US says it is preparing for North Korea summit to go ahead
Trump says ‘We’ll see what happens’ as North Koreans threaten to cancel meeting
Hours after it first emerged that the nuclear state had cancelled a scheduled meeting with South Korea on Wednesday, North Korea doubled down on its threat to cancel a June 12th summit with the United States.
“If the US is trying to drive us into a corner to force our unilateral nuclear abandonment, we will no longer be interested in such dialogue and cannot but reconsider our proceeding to the DPRK [North Korea]-US summit,” vice foreign minister Kim Gye Gwan said, according to North Korea’s central news agency.
Responding to questions from reporters in the Oval Office on Wednesday as he met with the president of Uzbekistan, US president Donald Trump remained non-committal. “We’ll see what happens. Time will tell,” he said to shouted questions from reporters. “No decision, we haven’t been notified at all . . . We haven’t seen anything, we haven’t heard anything,” he added when asked if the summit would still take place.
But White House press secretary Sarah Huckabee Sanders said the Trump administration was still “ready to meet” and had fully expected North Korea to make such a threat.
“We’re still hopeful that the meeting will take place and we’ll continue down that path, but at the same time we’ve been prepared that these could be tough negotiations,” she said in an interview with Fox News. “The president is ready if the meeting takes place.
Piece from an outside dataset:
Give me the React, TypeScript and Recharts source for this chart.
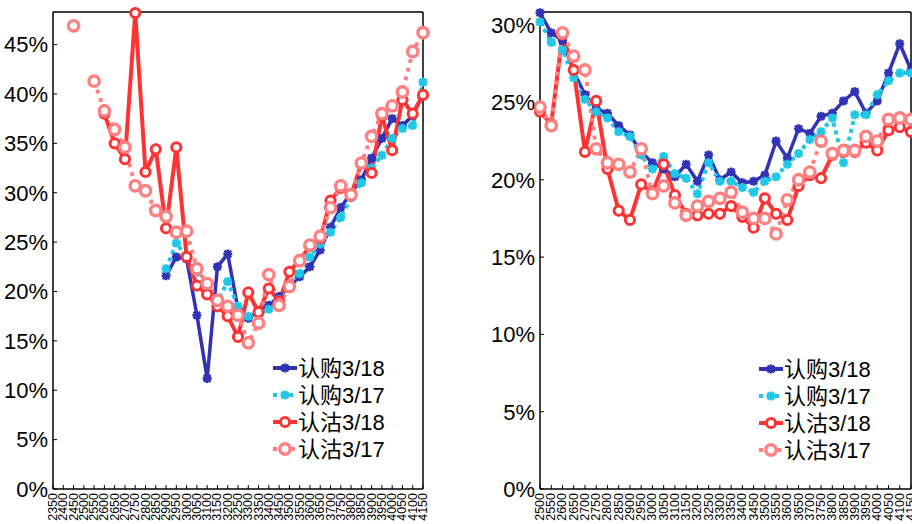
import React from 'react';
import { LineChart, Line, XAxis, YAxis } from 'recharts';

// ---------- data ----------
const leftStrikes = [2350, 2400, 2450, 2500, 2550, 2600, 2650, 2700, 2750, 2800, 2850, 2900, 2950, 3000, 3050, 3100, 3150, 3200, 3250, 3300, 3350, 3400, 3450, 3500, 3550, 3600, 3650, 3700, 3750, 3800, 3850, 3900, 3950, 4000, 4050, 4100, 4150];
const leftCall318 = [null, null, null, null, null, null, null, null, null, null, null, 21.6, 23.5, 23.3, 17.6, 11.2, 22.5, 23.8, 18.2, 17.3, 18.0, 18.6, 19.5, 20.5, 21.5, 22.5, 24.2, 26.5, 28.5, 30.0, 31.3, 33.5, 35.5, 37.5, 36.8, 37.8, 40.0];
const leftCall317 = [null, null, null, null, null, null, null, null, null, null, null, 22.3, 24.9, 23.5, 22.0, 20.0, 19.0, 21.0, 18.5, 17.5, 17.8, 18.2, 19.2, 20.5, 21.8, 23.5, 24.8, 26.0, 27.5, 29.5, 31.0, 32.5, 33.8, 35.5, 36.5, 36.8, 41.2];
const leftPut318 = [null, null, null, null, null, 38.0, 35.0, 33.4, 48.2, 32.1, 34.4, 26.4, 34.6, 23.5, 20.6, 19.7, 18.5, 17.5, 15.4, 19.9, 17.9, 20.3, 19.0, 22.0, 23.2, 24.6, 25.4, 29.2, 30.5, 29.7, 33.0, 32.0, 37.8, 34.3, 39.4, 38.0, 39.9];
const leftPut317 = [null, null, 46.9, null, 41.3, 38.3, 36.4, 34.6, 30.7, 30.2, 28.2, 27.6, 26.0, 26.1, 22.3, 20.8, 19.1, 18.5, 17.6, 14.8, 16.8, 21.7, 18.6, 20.5, 23.1, 24.7, 25.6, 28.5, 30.7, 29.8, 33.0, 35.7, 38.0, 38.8, 40.2, 44.3, 46.2];

const rightStrikes = [2500, 2550, 2600, 2650, 2700, 2750, 2800, 2850, 2900, 2950, 3000, 3050, 3100, 3150, 3200, 3250, 3300, 3350, 3400, 3450, 3500, 3550, 3600, 3650, 3700, 3750, 3800, 3850, 3900, 3950, 4000, 4050, 4100, 4150];
const rightCall318 = [30.8, 29.5, 29.0, 27.0, 25.5, 24.6, 24.3, 23.5, 22.9, 21.8, 21.1, 20.7, 20.2, 21.0, 19.9, 21.6, 20.0, 20.5, 19.8, 19.9, 20.3, 22.5, 21.4, 23.3, 23.0, 24.1, 24.3, 25.1, 25.7, 24.3, 25.1, 26.9, 28.8, 27.1];
const rightCall317 = [30.2, 28.9, 28.4, 26.6, 25.2, 24.4, 24.0, 23.1, 22.8, 21.6, 20.7, 21.5, 20.4, 20.1, 19.1, 21.1, 19.9, 19.9, 19.5, 19.2, 19.9, 20.2, 21.0, 21.7, 22.6, 23.1, 24.0, 21.1, 24.2, 24.2, 25.5, 26.4, 26.9, 26.9];
const rightPut318 = [24.4, 23.6, 29.4, 27.1, 21.8, 25.1, 20.7, 18.0, 17.4, 19.7, 19.2, 21.0, 19.0, 17.8, 17.7, 17.8, 17.8, 18.3, 17.6, 16.9, 18.8, 17.8, 17.4, 19.6, 20.3, 20.1, 21.6, 21.8, 21.8, 22.4, 21.9, 23.2, 23.4, 23.1];
const rightPut317 = [24.7, 23.5, 29.5, 28.0, 27.1, 22.0, 21.1, 21.0, 20.5, 22.0, 19.1, 19.6, 18.5, 17.7, 18.3, 18.6, 18.8, 19.2, 17.9, 17.5, 17.5, 16.5, 18.7, 20.0, 20.5, 22.5, 21.7, 21.9, 21.9, 22.8, 22.5, 23.9, 24.0, 23.9];

const leftYTicks = [0, 5, 10, 15, 20, 25, 30, 35, 40, 45];
const rightYTicks = [0, 5, 10, 15, 20, 25, 30];
const seriesNames = ['认购3/18', '认购3/17', '认沽3/18', '认沽3/17'];

// ---------- styles ----------
const BLUE = '#3232B4';
const CYAN = '#1EC8E6';
const RED = '#FF3333';
const PINK = '#FF8080';
const FONT = "'Liberation Sans', Arial, 'Noto Sans CJK SC', sans-serif";

function buildRows(strikes: number[], a: any[], b: any[], c: any[], d: any[]) {
  return strikes.map((s, i) => ({ strike: s, c318: a[i], c317: b[i], p318: c[i], p317: d[i] }));
}
const leftRows = buildRows(leftStrikes, leftCall318, leftCall317, leftPut318, leftPut317);
const rightRows = buildRows(rightStrikes, rightCall318, rightCall317, rightPut318, rightPut317);

const starPath = (cx: number, cy: number, s: number) =>
  `M${cx - s},${cy}L${cx + s},${cy}M${cx},${cy - s}L${cx},${cy + s}` +
  `M${cx - s * 0.75},${cy - s * 0.75}L${cx + s * 0.75},${cy + s * 0.75}` +
  `M${cx - s * 0.75},${cy + s * 0.75}L${cx + s * 0.75},${cy - s * 0.75}`;

const makeStarDot = (color: string) => (props: any) => {
  const { cx, cy, index, value } = props;
  if (cx == null || cy == null || value == null) return <g key={`s${index}`} />;
  return <path key={`s${index}`} d={starPath(cx, cy, 4.5)} stroke={color} strokeWidth={2.6} fill="none" />;
};
const makeCircleDot = (color: string, r: number, sw: number) => (props: any) => {
  const { cx, cy, index, value } = props;
  if (cx == null || cy == null || value == null) return <g key={`c${index}`} />;
  return <circle key={`c${index}`} cx={cx} cy={cy} r={r} stroke={color} strokeWidth={sw} fill="#fff" />;
};

const XTick = (props: any) => {
  const { x, y, payload } = props;
  return (
    <text x={x} y={y} transform={`rotate(-90 ${x} ${y})`} textAnchor="end" dominantBaseline="central"
      fontSize={12.5} fontFamily={FONT} fill="#000">{payload.value}</text>
  );
};

function Panel(props: { rows: any[]; strikes: number[]; yTicks: number[]; yMax: number; width: number; marginRight: number }) {
  const { rows, strikes, yTicks, yMax, width, marginRight } = props;
  const xMin = strikes[0];
  const xMax = strikes[strikes.length - 1];
  const axisStroke = { stroke: '#000', strokeWidth: 1.5 };
  return (
    <LineChart width={width} height={524} data={rows} margin={{ top: 11, right: marginRight, bottom: 0, left: 0 }}>
      <XAxis dataKey="strike" type="number" domain={[xMin, xMax]} ticks={strikes} interval={0}
        tickSize={-4} tickMargin={8} height={35} tick={<XTick />} axisLine={axisStroke} tickLine={{ stroke: '#000' }} />
      <XAxis xAxisId="top" orientation="top" dataKey="strike" type="number" domain={[xMin, xMax]} ticks={strikes}
        interval={0} tickSize={-4} height={1} tick={false} axisLine={axisStroke} tickLine={{ stroke: '#000' }} />
      <YAxis type="number" domain={[0, yMax]} ticks={yTicks} interval={0} width={53} tickSize={-4} tickMargin={9}
        tickFormatter={(v: number) => `${v}%`} tick={{ fontSize: 22, fill: '#000', fontFamily: FONT }}
        axisLine={axisStroke} tickLine={{ stroke: '#000' }} />
      <YAxis yAxisId="r" orientation="right" type="number" domain={[0, yMax]} ticks={yTicks} interval={0} width={1}
        tickSize={-4} tick={false} axisLine={axisStroke} tickLine={{ stroke: '#000' }} />
      <Line dataKey="c318" stroke={BLUE} strokeWidth={3.5} dot={makeStarDot(BLUE)} isAnimationActive={false} activeDot={false} />
      <Line dataKey="c317" stroke={CYAN} strokeWidth={4} strokeDasharray="4 4" dot={makeStarDot(CYAN)} isAnimationActive={false} activeDot={false} />
      <Line dataKey="p318" stroke={RED} strokeWidth={4} dot={makeCircleDot(RED, 4.6, 3)} isAnimationActive={false} activeDot={false} />
      <Line dataKey="p317" stroke={PINK} strokeWidth={4} strokeDasharray="4 5" dot={makeCircleDot(PINK, 5.2, 3.4)} isAnimationActive={false} activeDot={false} />
    </LineChart>
  );
}

function LegendBlock(props: { x: number; y: number }) {
  const { x, y } = props;
  const gap = 27;
  const items = [
    { color: BLUE, dash: undefined, kind: 'star' },
    { color: CYAN, dash: '4 4', kind: 'star' },
    { color: RED, dash: undefined, kind: 'circle', r: 4.6, sw: 3 },
    { color: PINK, dash: '4 5', kind: 'circle', r: 5.2, sw: 3.4 },
  ];
  return (
    <g>
      {items.map((it: any, i) => {
        const cy = y + i * gap;
        const cx = x + 12;
        return (
          <g key={i}>
            <line x1={x} x2={x + 24} y1={cy} y2={cy} stroke={it.color} strokeWidth={4} strokeDasharray={it.dash} />
            {it.kind === 'star'
              ? <path d={starPath(cx, cy, 4.5)} stroke={it.color} strokeWidth={2.6} fill="none" />
              : <circle cx={cx} cy={cy} r={it.r} stroke={it.color} strokeWidth={it.sw} fill="#fff" />}
            <text x={x + 25} y={cy} dominantBaseline="central" fontSize={22} fontFamily={FONT} fill="#000">{seriesNames[i]}</text>
          </g>
        );
      })}
    </g>
  );
}

export default function App() {
  return (
    <div style={{ position: 'absolute', left: 0, top: 0, width: 912, height: 524, background: '#fff', overflow: 'hidden' }}>
      <div style={{ position: 'absolute', left: 0, top: 0 }}>
        <Panel rows={leftRows} strikes={leftStrikes} yTicks={leftYTicks} yMax={48.3} width={440} marginRight={16} />
      </div>
      <div style={{ position: 'absolute', left: 487, top: 0 }}>
        <Panel rows={rightRows} strikes={rightStrikes} yTicks={rightYTicks} yMax={30.85} width={425} marginRight={0} />
      </div>
      <svg width={912} height={524} style={{ position: 'absolute', left: 0, top: 0, pointerEvents: 'none' }}>
        <LegendBlock x={273} y={368} />
        <LegendBlock x={759} y={369} />
      </svg>
    </div>
  );
}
If it doesn’t, we’ll continue the maximum pressure campaign that’s been ongoing.”
Mr Kim – who is close to North Korean leader Kim Jong-un – warned that Mr Trump risked becoming a “more tragic and unsuccessful president than his predecessors” if he didn’t accept North Korea as a nuclear power.
He also specifically criticised John Bolton, the recently appointed national security adviser, who has cited Libya’s denuclearisation as a possible prototype for a deal with North Korea.
‘Feelings of repugnance’
“We do not hide our feelings of repugnance towards him,” said the North Korean statement, noting the country’s dealings with him in the past when he was a member of the George W Bush administration.
“[The] world knows too well that our country is neither Libya nor Iraq which have met miserable fate,” Mr Kim said, adding that it was absurd to compare North Korea, which is a nuclear weapons state, with Libya, which was only at an initial stage of nuclear development.
In an interview with Fox News Radio, Mr Bolton said the remarks against him were “nothing new” and said odds were still in favour of the summit going ahead. “We are going to do everything we can to come to a successful meeting, but we are not going to back away from the objective of that meeting which is complete, verifiable and irreversible denuclearisation of North Korea.”
The surprise announcement by North Korea followed weeks of engagement between both countries.
Andrew Shearer of the Centre for Strategic and International Studies in Washington said that Mr Kim’s move to pull out of the planned talks with South Korea and his threat not to proceed with the Singapore summit “is almost certainly intended to signal that he won’t be a soft touch in negotiations and to increase North Korea’s leverage”.
But he added that other allies in the region will be watching closely. “Japan and other allies will be watching anxiously that President Trump doesn’t trade away vital interests, such as the US military presence on the peninsula or ending the threat posed to Japan in particular by the DPRK’s intermediate range missiles.”